### WHAT YOU NEED TO DO:
Report all lines holding "matplotlib".

### EXTRACTED ENTRIES:
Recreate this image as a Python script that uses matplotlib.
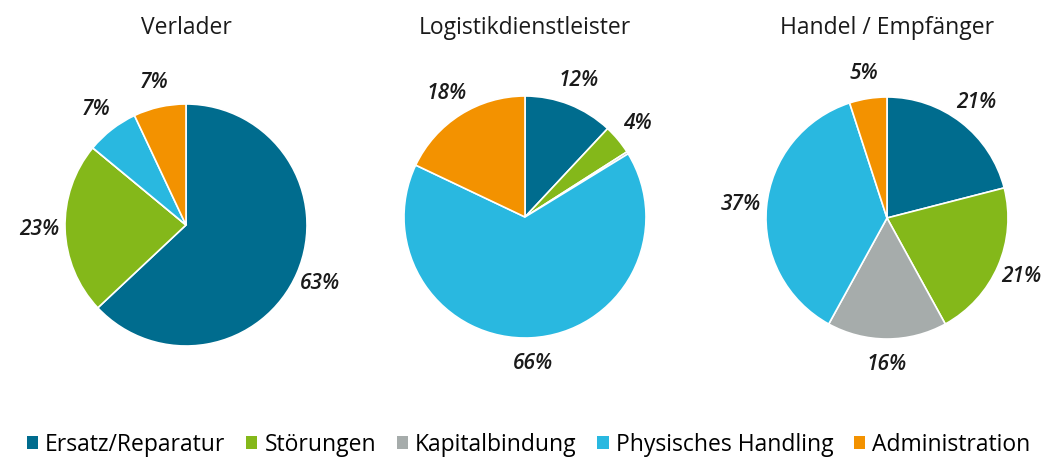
"""Three pie charts: cost shares per stakeholder group."""

import matplotlib.pyplot as plt
from matplotlib.patches import Patch

plt.rcParams["font.family"] = ["Open Sans", "DejaVu Sans"]

# Categories and colours (legend order = wedge order, clockwise from 12 o'clock).
categories = ["Ersatz/Reparatur", "Störungen", "Kapitalbindung",
              "Physisches Handling", "Administration"]
colors = ["#006c8e", "#84b81a", "#a6acab", "#29b8e0", "#f39200"]

titles = ["Verlader", "Logistikdienstleister", "Handel / Empfänger"]

verlader = [63, 23, 0, 7, 7]
logistik = [12, 4, 0.3, 66, 18]
handel = [21, 21, 16, 37, 5]
series = [verlader, logistik, handel]

# Pie centres and radius in pixels (figure is 1057 x 459).
W, H = 1057, 459
centers = [(186, 225), (525, 217), (887, 218)]
radius = 121

fig = plt.figure(figsize=(W / 100, H / 100), dpi=100)

for (cx, cy), title, values in zip(centers, titles, series):
    ax = fig.add_axes([(cx - radius) / W, 1 - (cy + radius) / H,
                       2 * radius / W, 2 * radius / H])
    ax.pie(values, colors=colors, startangle=90, counterclock=False,
           radius=1, pctdistance=1.21,
           autopct=lambda p: f"{p:.0f}%" if p >= 1 else "",
           wedgeprops=dict(edgecolor="white", linewidth=1.2),
           textprops=dict(fontsize=15, fontstyle="italic", fontweight="semibold",
                          color="#1a1a1a"))
    ax.set_xlim(-1, 1)
    ax.set_ylim(-1, 1)
    ax.set_aspect("auto")
    ax.axis("off")
    fig.text(cx / W, 1 - 28 / H, title, ha="center", va="center",
             fontsize=16.5, color="#1a1a1a")

handles = [Patch(facecolor=c, edgecolor="none") for c in colors]
fig.legend(handles, categories, loc="center", bbox_to_anchor=(0.5, 1 - 445 / H),
           ncol=5, frameon=False, fontsize=16.5, handlelength=0.5, handleheight=0.5,
           handletextpad=0.3, columnspacing=0.9, borderaxespad=0)

fig.savefig("out.png", dpi=100)
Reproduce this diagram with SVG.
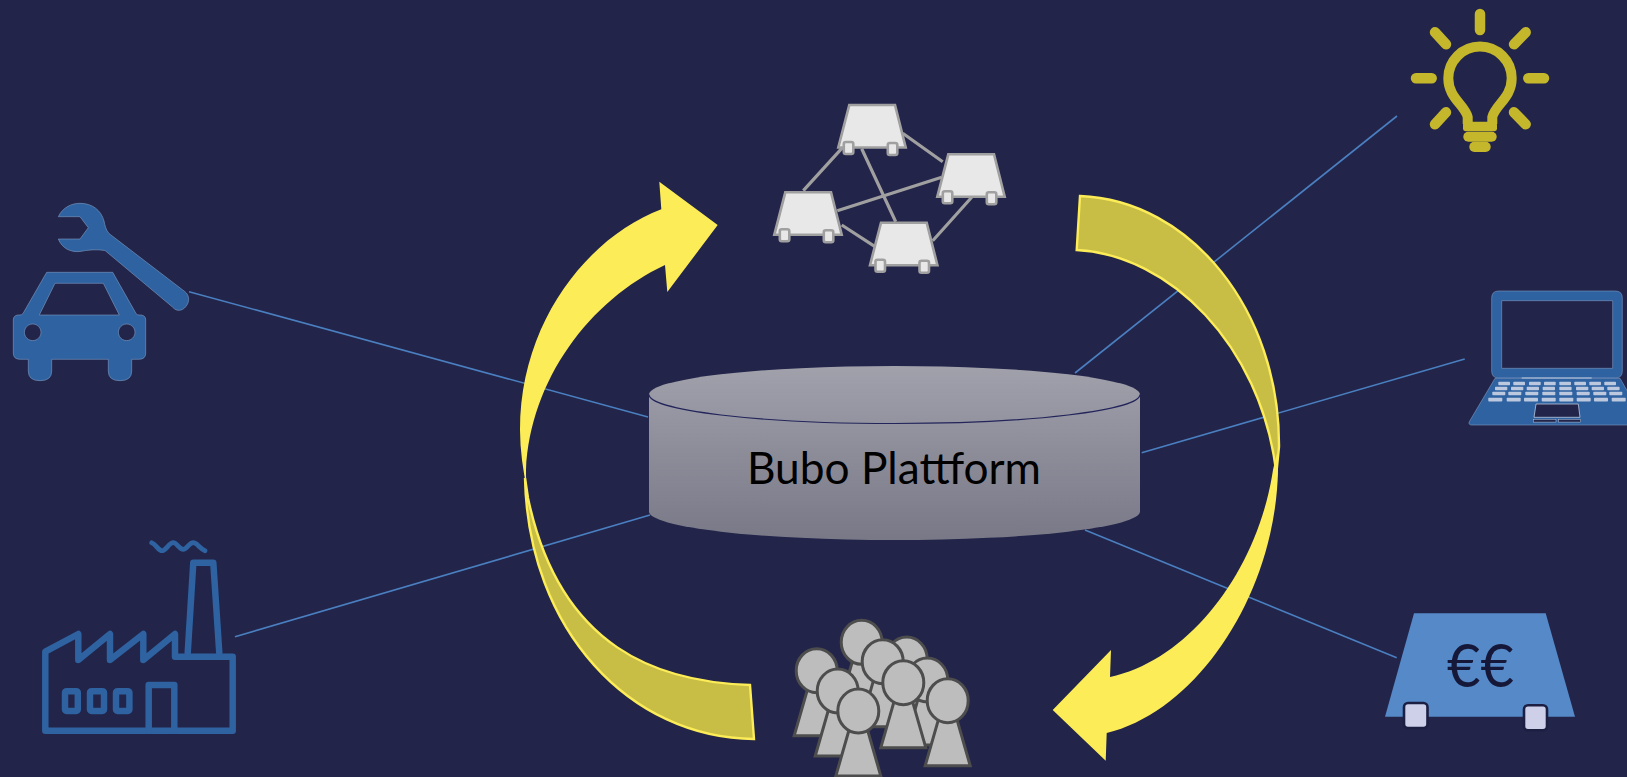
<svg xmlns="http://www.w3.org/2000/svg" width="1627" height="777" viewBox="0 0 1627 777">
<style>
.link{stroke:#4a7fc0;stroke-width:1.6;fill:none}
.blue{fill:#2e62a0;stroke:#7f9cc4;stroke-width:.6}
.fl{fill:none;stroke:#2e62a0;stroke-width:6.500;stroke-linejoin:round;stroke-linecap:round}
.smoke{fill:none;stroke:#2e62a0;stroke-width:4.800;stroke-linecap:round}
.bulb{fill:none;stroke:#c4b72c;stroke-width:10.500;stroke-linecap:round}
.bf{fill:#c4b72c}
.edge{stroke:#a0a0a0;stroke-width:3.200;fill:none}
.band{fill:#c8bd45;stroke:#fcec58;stroke-width:2.400}
.arrow{fill:#fcec58}
.key{fill:#bcc8de}
.foot{fill:#cdd0e8;stroke:#1d1f42;stroke-width:2.600}
</style>
<defs>
<linearGradient id="cyl" gradientUnits="userSpaceOnUse" x1="0" y1="366" x2="0" y2="540">
<stop offset="0" stop-color="#a1a1ac"/><stop offset="1" stop-color="#787887"/>
</linearGradient>
<g id="pc">
<path d="M1 1H46.700L57.400 43.500H-10Z" fill="#e8e8e8" stroke="#a0a0a0" stroke-width="2.600"/>
<rect x="-4.500" y="38" width="9.500" height="12" rx="2" fill="#e8e8e8" stroke="#a0a0a0" stroke-width="2.600"/>
<rect x="39.500" y="39" width="9.500" height="12" rx="2" fill="#e8e8e8" stroke="#a0a0a0" stroke-width="2.600"/>
</g>
<g id="person" fill="#bdbdbd" stroke="#4d4d4d" stroke-width="3">
<path d="M-9 18H9L22.500 65H-22.500Z"/>
<ellipse rx="20.500" ry="22"/>
</g>
</defs>
<rect width="1627" height="777" fill="#222449"/>

<g id="connectors">
<path class="link" d="M189 291.700L648 417"/>
<path class="link" d="M235 636.700L650 515"/>
<path class="link" d="M1397 116L1075 373"/>
<path class="link" d="M1464.700 359L1141.700 452.700"/>
<path class="link" d="M1085 530L1396.700 657.700"/>
</g>

<g id="platform">
<path d="M649 394.500A245.500 28.500 0 0 1 1140 394.500V511.500A245.500 28.500 0 0 1 649 511.500Z" fill="url(#cyl)"/>
<path d="M649 394.500A245.500 29 0 0 0 1140 394.500" fill="none" stroke="#22245a" stroke-width="1.200"/>
<text x="747" y="484" font-family="Lato, 'Open Sans', sans-serif" font-size="43.500" fill="#000" textLength="294" lengthAdjust="spacingAndGlyphs">Bubo Plattform</text>
</g>

<g id="cycle">
<path class="band" d="M1080 196C1190 200 1280 310 1279 447L1276 477L1276 470C1260 345 1170 255 1076.700 250Z"/>
<path class="band" d="M525 478C528 630 630 738 754 739L750 685C660 682 560 650 528 498Z"/>
<path class="arrow" d="M717.700 225L659.300 181.700L661.300 209.300C590 236 520 320 520 430C520 450 523 470 527 490C526 484 526 477 526 470C530 380 590 300 665 265L667.300 292Z"/>
<path class="arrow" d="M1052.700 710L1111 650L1110 677C1190 660 1258 570 1273 470C1274 465 1275.500 460 1277 453C1278 458 1278 464 1278 470C1276 590 1200 710 1106.700 733L1105.700 760.700Z"/>
</g>

<g id="network">
<path class="edge" d="M842.700 147.300L803.300 190.700M861.700 148.700L895.700 221.700M902.700 133.300L942.700 161.700M837.300 210.700L941.700 177.300M841.700 225L875 246.700M971.700 197.300L932.700 240.700"/>
<use href="#pc" x="848.300" y="104"/>
<use href="#pc" x="947.300" y="153.300"/>
<use href="#pc" x="784.300" y="191.300"/>
<use href="#pc" x="880" y="221.700"/>
</g>

<g id="car-service">
<path class="blue" fill-rule="evenodd" d="M46.700 272.300H112.700L136 313.500Q137 315 139 315H141Q145.700 315.500 145.700 320V353Q145.700 359.300 139 359.300H131.700V371Q131.700 380.700 120 380.700Q108.300 380.700 108.300 371V359.300H51.700V371Q51.700 380.700 40 380.700Q28.300 380.700 28.300 371V359.300H20Q13.300 359.300 13.300 353V320Q13.300 315.500 18 315H20Q21.700 315 23 313.500ZM55 283.300L39.300 315H119.300L103.300 283.300ZM32.700 324A8.300 8.300 0 1 0 32.701 324ZM126.700 324A8.300 8.300 0 1 0 126.701 324Z"/>
<path class="blue" d="M58.300 216.700C63 207 72 203.300 80 203.300C92 203.300 101 210 104 221C105 226 106 230 109 233.500L185 291.700C189 295 189.500 300 187.500 304C184 311 177 312.500 172.500 307L105 250.500C97 249 87 250 80 251.500C70 252.500 62 248 58.300 239H80L88.300 227.700L80 216.700Z"/>
</g>

<g id="factory">
<path class="fl" d="M45.300 651.700L78.300 634V660L110 634V660L143.300 634V660L175 634V656.700H232.700V730.700H45.300Z"/>
<path class="fl" d="M187.700 653L193.300 562.700H213.300L219.300 653"/>
<path class="fl" d="M148.700 730.700V685H174.300V730.700"/>
<rect class="fl" x="65" y="691.200" width="12.800" height="19.800" rx="1.500"/>
<rect class="fl" x="90" y="691.200" width="14" height="19.800" rx="1.500"/>
<rect class="fl" x="116" y="691.200" width="13.400" height="19.800" rx="1.500"/>
<path class="smoke" d="M151.700 542.700C156 544 158 550.700 162 550.700C166 550.700 169 542.700 173.300 542.700C177 542.700 179 549.300 183.300 549.300C187 549.300 189 542.700 193.300 542.700C197 542.700 200 549 205 550.700"/>
</g>

<g id="idea">
<path class="bulb" d="M1480 14V30M1416 78.300H1431.700M1528.300 78.300H1544M1435 32.300L1446 44.300M1525.700 32.300L1514 44.300M1446 112.300L1435 124.300M1514 112.300L1525.700 124.300"/>
<path fill="none" stroke="#c4b72c" stroke-width="10" stroke-linejoin="round" d="M1467.700 124V117C1465 105 1448.300 98 1448.300 78.300A31.700 31.700 0 0 1 1511.700 78.300C1511.700 98 1495 105 1492.300 117V124"/>
<rect class="bf" x="1463" y="121.700" width="34" height="9.500" rx="3"/>
<rect class="bf" x="1463.300" y="131.700" width="33.400" height="10" rx="5"/>
<rect class="bf" x="1469.300" y="141.700" width="21.400" height="10.300" rx="5"/>
</g>

<g id="laptop">
<path class="blue" fill-rule="evenodd" d="M1498.700 291H1615.300Q1622.300 291 1622.300 298V371Q1622.300 378 1615.300 378H1498.700Q1491.700 378 1491.700 371V298Q1491.700 291 1498.700 291ZM1501.700 300.700V368.300H1612.700V300.700Z"/>
<path class="blue" d="M1495 378.300H1620L1644.700 421.700L1642 425H1472Q1468 425 1469.300 421.700Z"/>
<rect x="1521.700" y="377.300" width="70" height="1.400" fill="#9fb3d0"/>
<g class="key">
<rect x="1498.300" y="381.700" width="11.700" height="3.500" rx=".8"/><rect x="1513.300" y="381.700" width="11.700" height="3.500" rx=".8"/><rect x="1529" y="381.700" width="11.700" height="3.500" rx=".8"/><rect x="1544" y="381.700" width="11.700" height="3.500" rx=".8"/><rect x="1559.300" y="381.700" width="11.700" height="3.500" rx=".8"/><rect x="1574.300" y="381.700" width="11.700" height="3.500" rx=".8"/><rect x="1589.300" y="381.700" width="11.700" height="3.500" rx=".8"/><rect x="1604.300" y="381.700" width="11.700" height="3.500" rx=".8"/>
<rect x="1495" y="386.700" width="12.300" height="3.500" rx=".8"/><rect x="1511" y="386.700" width="12.300" height="3.500" rx=".8"/><rect x="1526.700" y="386.700" width="12.300" height="3.500" rx=".8"/><rect x="1542.700" y="386.700" width="12.300" height="3.500" rx=".8"/><rect x="1559.300" y="386.700" width="12.300" height="3.500" rx=".8"/><rect x="1576" y="386.700" width="12.300" height="3.500" rx=".8"/><rect x="1591.700" y="386.700" width="12.300" height="3.500" rx=".8"/><rect x="1607.300" y="386.700" width="12.300" height="3.500" rx=".8"/>
<rect x="1492.300" y="391.700" width="13" height="3.500" rx=".8"/><rect x="1508.300" y="391.700" width="13" height="3.500" rx=".8"/><rect x="1525.300" y="391.700" width="13" height="3.500" rx=".8"/><rect x="1542.300" y="391.700" width="13" height="3.500" rx=".8"/><rect x="1559.300" y="391.700" width="13" height="3.500" rx=".8"/><rect x="1576.700" y="391.700" width="13" height="3.500" rx=".8"/><rect x="1593.300" y="391.700" width="13" height="3.500" rx=".8"/><rect x="1609.300" y="391.700" width="13" height="3.500" rx=".8"/>
<rect x="1488.300" y="397.700" width="14" height="3.800" rx=".8"/><rect x="1506.700" y="397.700" width="14" height="3.800" rx=".8"/><rect x="1524" y="397.700" width="14" height="3.800" rx=".8"/><rect x="1541.700" y="397.700" width="14" height="3.800" rx=".8"/><rect x="1559.300" y="397.700" width="14" height="3.800" rx=".8"/><rect x="1576.700" y="397.700" width="14" height="3.800" rx=".8"/><rect x="1594" y="397.700" width="14" height="3.800" rx=".8"/><rect x="1611.700" y="397.700" width="14" height="3.800" rx=".8"/>
</g>
<path d="M1536 404H1578.300L1580 417.300H1534Z" fill="#222449" stroke="#bcc8de" stroke-width=".8"/>
<rect x="1533.300" y="419.300" width="22.700" height="2.800" fill="#222449" stroke="#bcc8de" stroke-width=".5"/>
<rect x="1558.300" y="419.300" width="22.400" height="2.800" fill="#222449" stroke="#bcc8de" stroke-width=".5"/>
</g>

<g id="money">
<path d="M1414 613.300H1545.700L1575 716.700H1385Z" fill="#5589c8"/>
<rect class="foot" x="1404" y="703" width="23.500" height="25" rx="4"/>
<rect class="foot" x="1524" y="705.300" width="23" height="25" rx="4"/>
<text x="1447" y="687.300" font-family="Lato, 'Open Sans', sans-serif" font-size="60" fill="#16183a" textLength="67" lengthAdjust="spacingAndGlyphs">€€</text>
</g>

<g id="people">
<use href="#person" x="861.700" y="642.300"/>
<use href="#person" x="906.700" y="659"/>
<use href="#person" x="927.300" y="680"/>
<use href="#person" x="816.700" y="670.700"/>
<use href="#person" x="882.700" y="661.700"/>
<use href="#person" x="837.700" y="691"/>
<use href="#person" x="947.700" y="700.700"/>
<use href="#person" x="903.300" y="682.700"/>
<use href="#person" x="858.300" y="711"/>
</g>
</svg>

### ANSWER TO THE EXERCISE:
Recreate this image as a Python script that uses matplotlib.
import matplotlib.pyplot as plt
from matplotlib.patches import Patch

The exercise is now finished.